**Aim of the exercise**
Repeat each record exactly. Any picture gets left out.

**Entries supplied**
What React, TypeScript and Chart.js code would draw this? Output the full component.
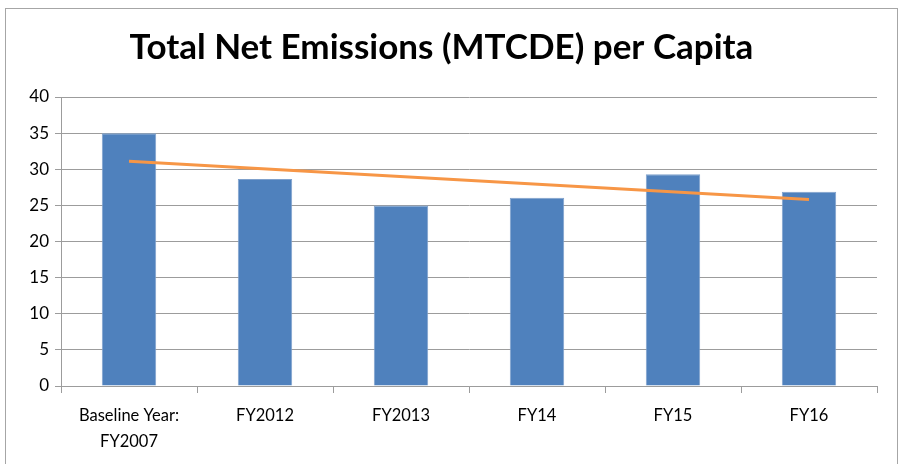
import React, { useEffect, useRef } from "react";
import { Chart, registerables } from "chart.js";

Chart.register(...registerables);

const categories: (string | string[])[] = [
  ["Baseline Year:", "FY2007"],
  "FY2012",
  "FY2013",
  "FY14",
  "FY15",
  "FY16",
];
const emissionsPerCapita: number[] = [35.0, 28.65, 25.0, 26.05, 29.3, 26.9];
// Linear trendline: only its two end points
const trendEnds: (number | null)[] = [31.1, null, null, null, null, 25.8];
const yTicksMin = 0;
const yTicksMax = 40;
const yTickStep = 5;

const titleText = "Total Net Emissions (MTCDE) per Capita";

export default function App() {
  const ref = useRef<HTMLCanvasElement | null>(null);

  useEffect(() => {
    if (!ref.current) return;
    const gridColor = "#9c9c9c";
    const chart = new Chart(ref.current, {
      type: "bar",
      data: {
        labels: categories,
        datasets: [
          {
            type: "line",
            label: "Trend",
            data: trendEnds,
            spanGaps: true,
            borderColor: "#F79646",
            borderWidth: 3,
            pointRadius: 0,
            tension: 0,
            order: 0,
          } as any,
          {
            type: "bar",
            label: "Total Net Emissions per Capita",
            data: emissionsPerCapita,
            backgroundColor: "#4F81BD",
            borderColor: "#7FA1CC",
            borderWidth: 1,
            categoryPercentage: 1,
            barPercentage: 0.4,
            order: 1,
          },
        ],
      },
      options: {
        responsive: false,
        animation: false,
        devicePixelRatio: 1,
        layout: { padding: { left: 0, right: 20, top: 0, bottom: 0 } },
        plugins: {
          legend: { display: false },
          tooltip: { enabled: false },
          title: {
            display: true,
            text: titleText,
            color: "#000",
            font: { family: "Lato", size: 35, weight: "bold", lineHeight: 1.2 },
            padding: { top: 18, bottom: 28 },
          },
        },
        scales: {
          x: {
            offset: true,
            grid: {
              display: true,
              drawOnChartArea: false,
              drawTicks: true,
              tickLength: 7,
              color: gridColor,
              offset: true,
            },
            border: { display: true, color: gridColor, width: 1 },
            ticks: {
              color: "#000",
              font: { family: "Lato", size: 16.5, lineHeight: 1.55 },
              padding: 10,
              maxRotation: 0,
              autoSkip: false,
            },
            afterFit: (scale: any) => {
              scale.height = 78;
            },
          },
          y: {
            min: yTicksMin,
            max: yTicksMax,
            ticks: {
              stepSize: yTickStep,
              color: "#000",
              font: { family: "Lato", size: 17 },
              padding: 6,
            },
            grid: {
              color: gridColor,
              lineWidth: 1,
              tickLength: 6,
              drawTicks: true,
            },
            border: { display: true, color: gridColor, width: 1 },
            afterFit: (scale: any) => {
              scale.width = 55;
            },
          },
        },
      },
    });
    return () => chart.destroy();
  }, []);

  return (
    <div
      style={{
        position: "absolute",
        left: 5,
        top: 8,
        width: 893,
        height: 462,
        border: "1px solid #a6a6a6",
        boxSizing: "border-box",
        background: "#fff",
      }}
    >
      <canvas ref={ref} width={891} height={455} style={{ display: "block" }} />
    </div>
  );
}
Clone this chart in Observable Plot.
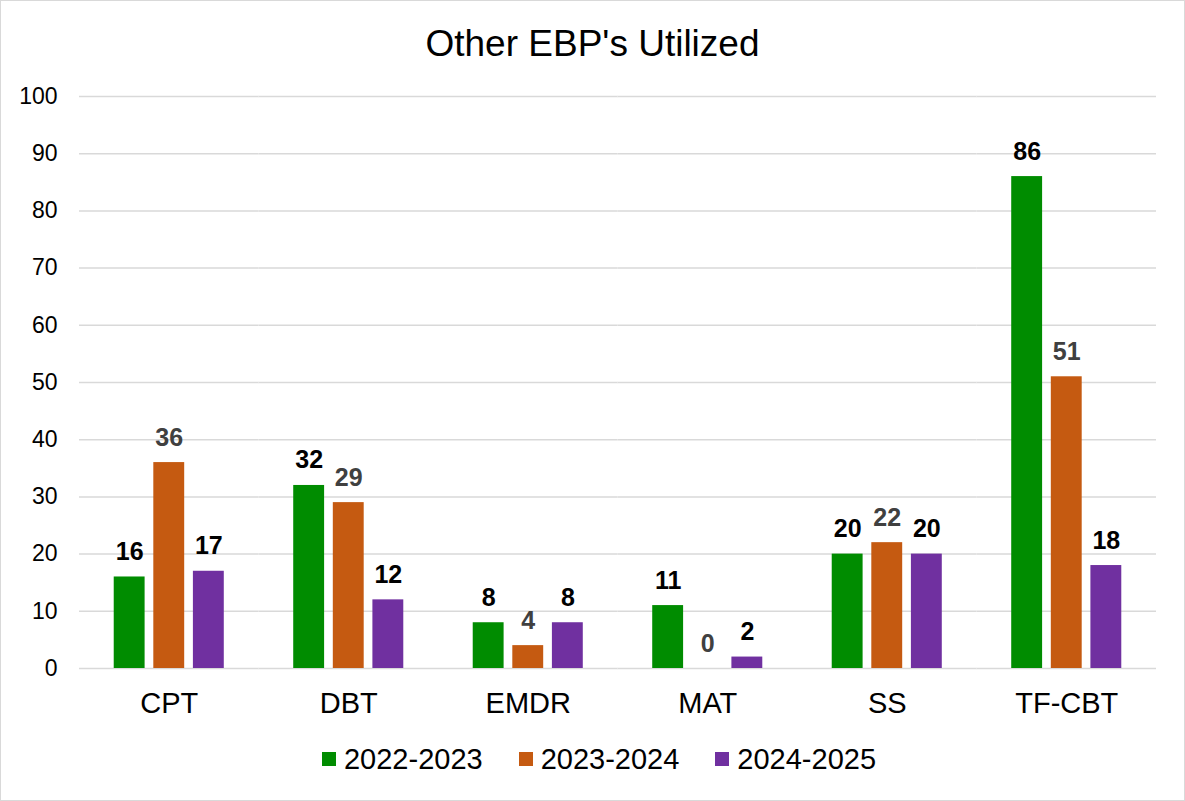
<!DOCTYPE html>
<html>
<head>
<meta charset="utf-8">
<script src="https://cdn.jsdelivr.net/npm/d3@7"></script>
<script src="https://cdn.jsdelivr.net/npm/@observablehq/plot@0.6"></script>
<style>
  html, body { margin: 0; padding: 0; background: #fff; }
  #chart {
    position: relative; width: 1185px; height: 801px; box-sizing: border-box;
    border: 1px solid #d9d9d9; background: #fff;
    font-family: "Liberation Sans", Arial, sans-serif; color: #000;
  }
  #title {
    height: 72px; box-sizing: border-box; padding-top: 13px; line-height: 60px;
    font-size: 37px; text-align: center; white-space: nowrap;
  }
  #plot svg { display: block; }
  #legend {
    position: absolute; left: 0; right: 0; top: 738px; height: 40px;
    display: flex; justify-content: center; align-items: center;
    padding-left: 13px; box-sizing: border-box;
    font-size: 29px; line-height: 40px;
  }
  .item { display: flex; align-items: center; margin-right: 36px; }
  .item:last-child { margin-right: 0; }
  .swatch { width: 14px; height: 14px; margin-right: 8px; }
</style>
</head>
<body>
<div id="chart">
  <div id="title">Other EBP's Utilized</div>
  <div id="plot"></div>
  <div id="legend"></div>
</div>
<script>
const categories = ["CPT", "DBT", "EMDR", "MAT", "SS", "TF-CBT"];
const seriesNames = ["2022-2023", "2023-2024", "2024-2025"];
const values2022 = [16, 32, 8, 11, 20, 86];
const values2023 = [36, 29, 4, 0, 22, 51];
const values2024 = [17, 12, 8, 2, 20, 18];
const seriesColors = ["#008C00", "#C55A11", "#7030A0"];
const labelColors = ["#000000", "#404040", "#000000"];
const yTicks = [0, 10, 20, 30, 40, 50, 60, 70, 80, 90, 100];

const seriesValues = [values2022, values2023, values2024];
const rows = seriesNames.map((s, i) =>
  categories.map((c, j) => ({category: c, series: s, value: seriesValues[i][j]}))
);

const marks = [
  Plot.ruleY(yTicks, {stroke: "#d9d9d9", strokeWidth: 1.5})
];
rows.forEach((data, i) => {
  marks.push(Plot.barY(data, {fx: "category", x: "series", y: "value", fill: seriesColors[i]}));
});
rows.forEach((data, i) => {
  marks.push(Plot.text(data, {
    fx: "category", x: "series", y: "value", text: d => String(d.value),
    fill: labelColors[i], lineAnchor: "bottom", dy: -17,
    fontWeight: "bold", fontSize: 25
  }));
});
marks.push(Plot.axisY({ticks: yTicks, tickSize: 0, tickPadding: 22, fontSize: 23, label: null}));
marks.push(Plot.axisFx({anchor: "bottom", tickSize: 0, tickPadding: 24, fontSize: 29, label: null}));

const chart = Plot.plot({
  width: 1183,
  height: 645,
  marginTop: 23,
  marginBottom: 50,
  marginLeft: 78,
  marginRight: 28,
  style: {fontFamily: "'Liberation Sans', Arial, sans-serif", color: "#000", background: "#fff"},
  fx: {domain: categories, padding: 0, round: false, label: null},
  x: {domain: seriesNames, paddingInner: 0.22, paddingOuter: 0.877, round: false, axis: null},
  y: {domain: [0, 100], label: null},
  marks
});
document.getElementById("plot").appendChild(chart);

const legend = document.getElementById("legend");
seriesNames.forEach((s, i) => {
  const item = document.createElement("div");
  item.className = "item";
  const sw = document.createElement("div");
  sw.className = "swatch";
  sw.style.background = seriesColors[i];
  const tx = document.createElement("span");
  tx.textContent = s;
  item.appendChild(sw);
  item.appendChild(tx);
  legend.appendChild(item);
});
</script>
</body>
</html>
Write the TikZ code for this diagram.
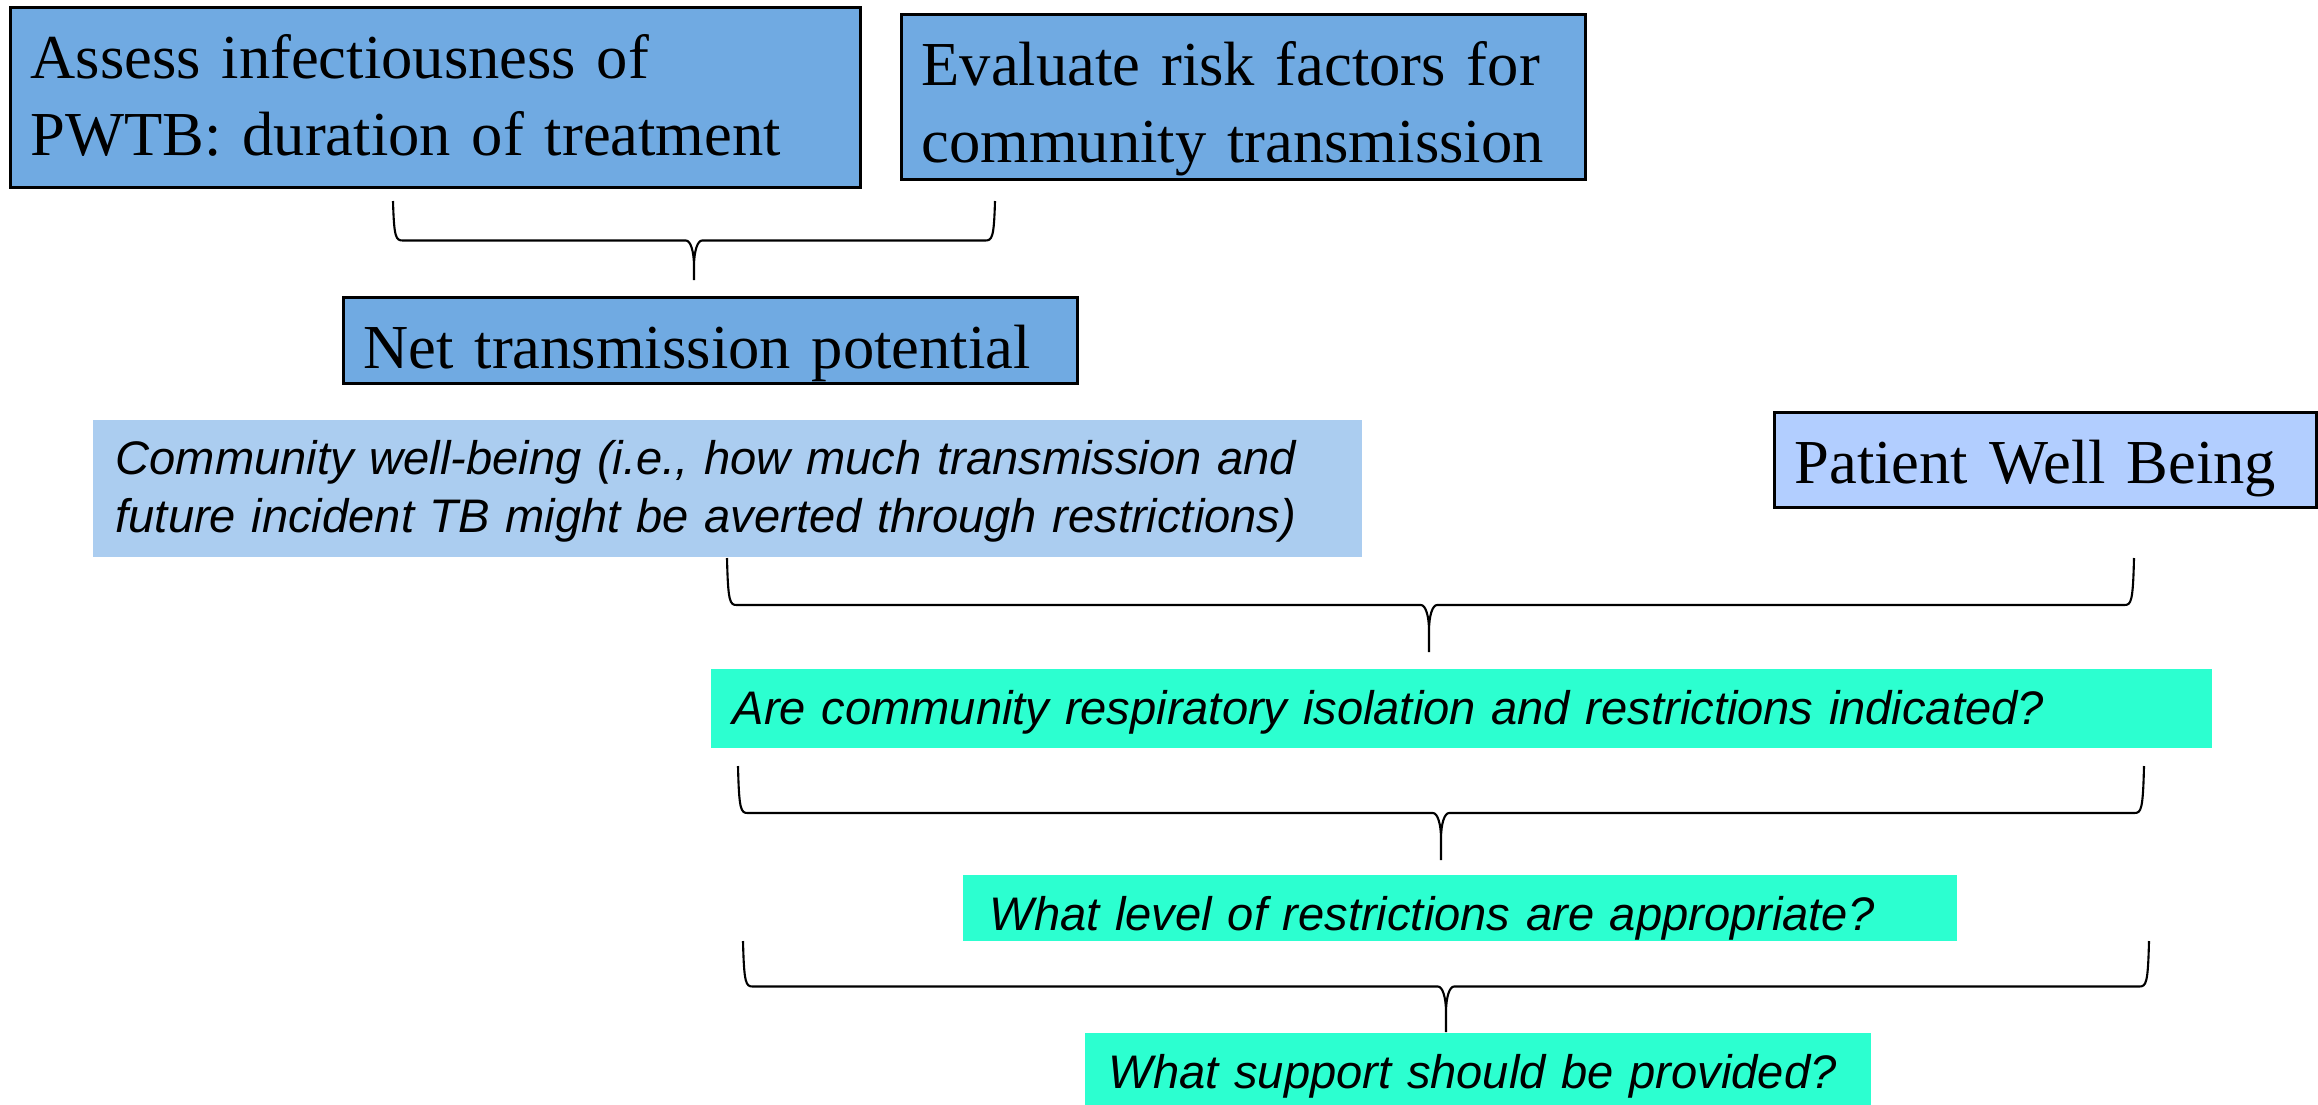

**Solution to this task**
What React, TypeScript and Chart.js code would draw this? Output the full component.
import React, { useEffect, useRef } from "react";
import { Chart, registerables } from "chart.js";

Chart.register(...registerables);

const categories: (string | string[])[] = [
  ["Baseline Year:", "FY2007"],
  "FY2012",
  "FY2013",
  "FY14",
  "FY15",
  "FY16",
];
const emissionsPerCapita: number[] = [35.0, 28.65, 25.0, 26.05, 29.3, 26.9];
// Linear trendline: only its two end points
const trendEnds: (number | null)[] = [31.1, null, null, null, null, 25.8];
const yTicksMin = 0;
const yTicksMax = 40;
const yTickStep = 5;

const titleText = "Total Net Emissions (MTCDE) per Capita";

export default function App() {
  const ref = useRef<HTMLCanvasElement | null>(null);

  useEffect(() => {
    if (!ref.current) return;
    const gridColor = "#9c9c9c";
    const chart = new Chart(ref.current, {
      type: "bar",
      data: {
        labels: categories,
        datasets: [
          {
            type: "line",
            label: "Trend",
            data: trendEnds,
            spanGaps: true,
            borderColor: "#F79646",
            borderWidth: 3,
            pointRadius: 0,
            tension: 0,
            order: 0,
          } as any,
          {
            type: "bar",
            label: "Total Net Emissions per Capita",
            data: emissionsPerCapita,
            backgroundColor: "#4F81BD",
            borderColor: "#7FA1CC",
            borderWidth: 1,
            categoryPercentage: 1,
            barPercentage: 0.4,
            order: 1,
          },
        ],
      },
      options: {
        responsive: false,
        animation: false,
        devicePixelRatio: 1,
        layout: { padding: { left: 0, right: 20, top: 0, bottom: 0 } },
        plugins: {
          legend: { display: false },
          tooltip: { enabled: false },
          title: {
            display: true,
            text: titleText,
            color: "#000",
            font: { family: "Lato", size: 35, weight: "bold", lineHeight: 1.2 },
            padding: { top: 18, bottom: 28 },
          },
        },
        scales: {
          x: {
            offset: true,
            grid: {
              display: true,
              drawOnChartArea: false,
              drawTicks: true,
              tickLength: 7,
              color: gridColor,
              offset: true,
            },
            border: { display: true, color: gridColor, width: 1 },
            ticks: {
              color: "#000",
              font: { family: "Lato", size: 16.5, lineHeight: 1.55 },
              padding: 10,
              maxRotation: 0,
              autoSkip: false,
            },
            afterFit: (scale: any) => {
              scale.height = 78;
            },
          },
          y: {
            min: yTicksMin,
            max: yTicksMax,
            ticks: {
              stepSize: yTickStep,
              color: "#000",
              font: { family: "Lato", size: 17 },
              padding: 6,
            },
            grid: {
              color: gridColor,
              lineWidth: 1,
              tickLength: 6,
              drawTicks: true,
            },
            border: { display: true, color: gridColor, width: 1 },
            afterFit: (scale: any) => {
              scale.width = 55;
            },
          },
        },
      },
    });
    return () => chart.destroy();
  }, []);

  return (
    <div
      style={{
        position: "absolute",
        left: 5,
        top: 8,
        width: 893,
        height: 462,
        border: "1px solid #a6a6a6",
        boxSizing: "border-box",
        background: "#fff",
      }}
    >
      <canvas ref={ref} width={891} height={455} style={{ display: "block" }} />
    </div>
  );
}
Clone this chart in Observable Plot.
<!DOCTYPE html>
<html>
<head>
<meta charset="utf-8">
<script src="https://cdn.jsdelivr.net/npm/d3@7"></script>
<script src="https://cdn.jsdelivr.net/npm/@observablehq/plot@0.6"></script>
<style>
  html, body { margin: 0; padding: 0; background: #fff; }
  #chart {
    position: relative; width: 1185px; height: 801px; box-sizing: border-box;
    border: 1px solid #d9d9d9; background: #fff;
    font-family: "Liberation Sans", Arial, sans-serif; color: #000;
  }
  #title {
    height: 72px; box-sizing: border-box; padding-top: 13px; line-height: 60px;
    font-size: 37px; text-align: center; white-space: nowrap;
  }
  #plot svg { display: block; }
  #legend {
    position: absolute; left: 0; right: 0; top: 738px; height: 40px;
    display: flex; justify-content: center; align-items: center;
    padding-left: 13px; box-sizing: border-box;
    font-size: 29px; line-height: 40px;
  }
  .item { display: flex; align-items: center; margin-right: 36px; }
  .item:last-child { margin-right: 0; }
  .swatch { width: 14px; height: 14px; margin-right: 8px; }
</style>
</head>
<body>
<div id="chart">
  <div id="title">Other EBP's Utilized</div>
  <div id="plot"></div>
  <div id="legend"></div>
</div>
<script>
const categories = ["CPT", "DBT", "EMDR", "MAT", "SS", "TF-CBT"];
const seriesNames = ["2022-2023", "2023-2024", "2024-2025"];
const values2022 = [16, 32, 8, 11, 20, 86];
const values2023 = [36, 29, 4, 0, 22, 51];
const values2024 = [17, 12, 8, 2, 20, 18];
const seriesColors = ["#008C00", "#C55A11", "#7030A0"];
const labelColors = ["#000000", "#404040", "#000000"];
const yTicks = [0, 10, 20, 30, 40, 50, 60, 70, 80, 90, 100];

const seriesValues = [values2022, values2023, values2024];
const rows = seriesNames.map((s, i) =>
  categories.map((c, j) => ({category: c, series: s, value: seriesValues[i][j]}))
);

const marks = [
  Plot.ruleY(yTicks, {stroke: "#d9d9d9", strokeWidth: 1.5})
];
rows.forEach((data, i) => {
  marks.push(Plot.barY(data, {fx: "category", x: "series", y: "value", fill: seriesColors[i]}));
});
rows.forEach((data, i) => {
  marks.push(Plot.text(data, {
    fx: "category", x: "series", y: "value", text: d => String(d.value),
    fill: labelColors[i], lineAnchor: "bottom", dy: -17,
    fontWeight: "bold", fontSize: 25
  }));
});
marks.push(Plot.axisY({ticks: yTicks, tickSize: 0, tickPadding: 22, fontSize: 23, label: null}));
marks.push(Plot.axisFx({anchor: "bottom", tickSize: 0, tickPadding: 24, fontSize: 29, label: null}));

const chart = Plot.plot({
  width: 1183,
  height: 645,
  marginTop: 23,
  marginBottom: 50,
  marginLeft: 78,
  marginRight: 28,
  style: {fontFamily: "'Liberation Sans', Arial, sans-serif", color: "#000", background: "#fff"},
  fx: {domain: categories, padding: 0, round: false, label: null},
  x: {domain: seriesNames, paddingInner: 0.22, paddingOuter: 0.877, round: false, axis: null},
  y: {domain: [0, 100], label: null},
  marks
});
document.getElementById("plot").appendChild(chart);

const legend = document.getElementById("legend");
seriesNames.forEach((s, i) => {
  const item = document.createElement("div");
  item.className = "item";
  const sw = document.createElement("div");
  sw.className = "swatch";
  sw.style.background = seriesColors[i];
  const tx = document.createElement("span");
  tx.textContent = s;
  item.appendChild(sw);
  item.appendChild(tx);
  legend.appendChild(item);
});
</script>
</body>
</html>
Write the TikZ code for this diagram.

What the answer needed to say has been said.